The meteorologist in charge there teamed up with a power company expert to gauge how much a storm could impact power lines.

When an ice storm is in the forecast, utilities and government agencies can use the Sperry-Piltz Ice Accumulation Index. The weather tool gives a forecast for communities and utilities to prepare for an ice storm.

The Sperry-Piltz Ice Accumulation Index was created in Tulsa by Steve Piltz, the meteorologist in charge at the National Weather Service office in Tulsa, with the help and guidance of power company expert Sid Sperry as the ice storm forecast rolled out in 2007.

The one through five scale determines how people could be affected by ice storms and power outages.
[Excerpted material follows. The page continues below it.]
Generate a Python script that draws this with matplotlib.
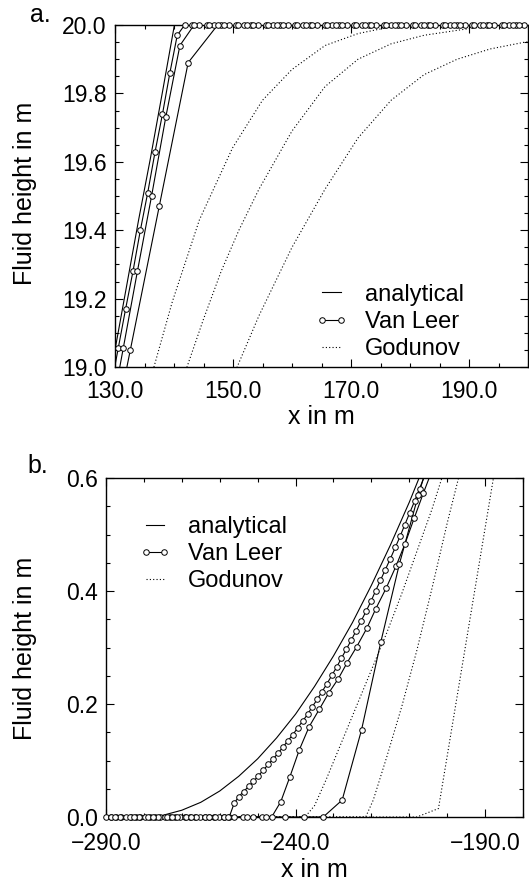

"If we lose power for a few hours nobody likes that, but if you start getting cold for more than 24 hours, that starts to become more of a serious situation and you plan accordingly based on what the estimate of the index is," Piltz said.

He said the most affected areas could be in the northwest counties in the Tulsa metro.

"Before this, we would tell the emergency managers, 'Hey, this looks bad. Power is going to be out for a while.’ Now, on the briefing that I gave today, I was like, 'Hey, there could be a few folks in parts of Osage/Pawnee County might not have power for several days, you might want to plan that day,’" he said.

Piltz said the index takes into account ice accumulation and winds.

"In the red shading, that's where the interruptions could start lasting more than a day. So, even though that in a lower population area it's still something we wanted to make the emergency managers knew," Piltz said.

The index relies on the forecast models, so if those change so does the index and the ratings.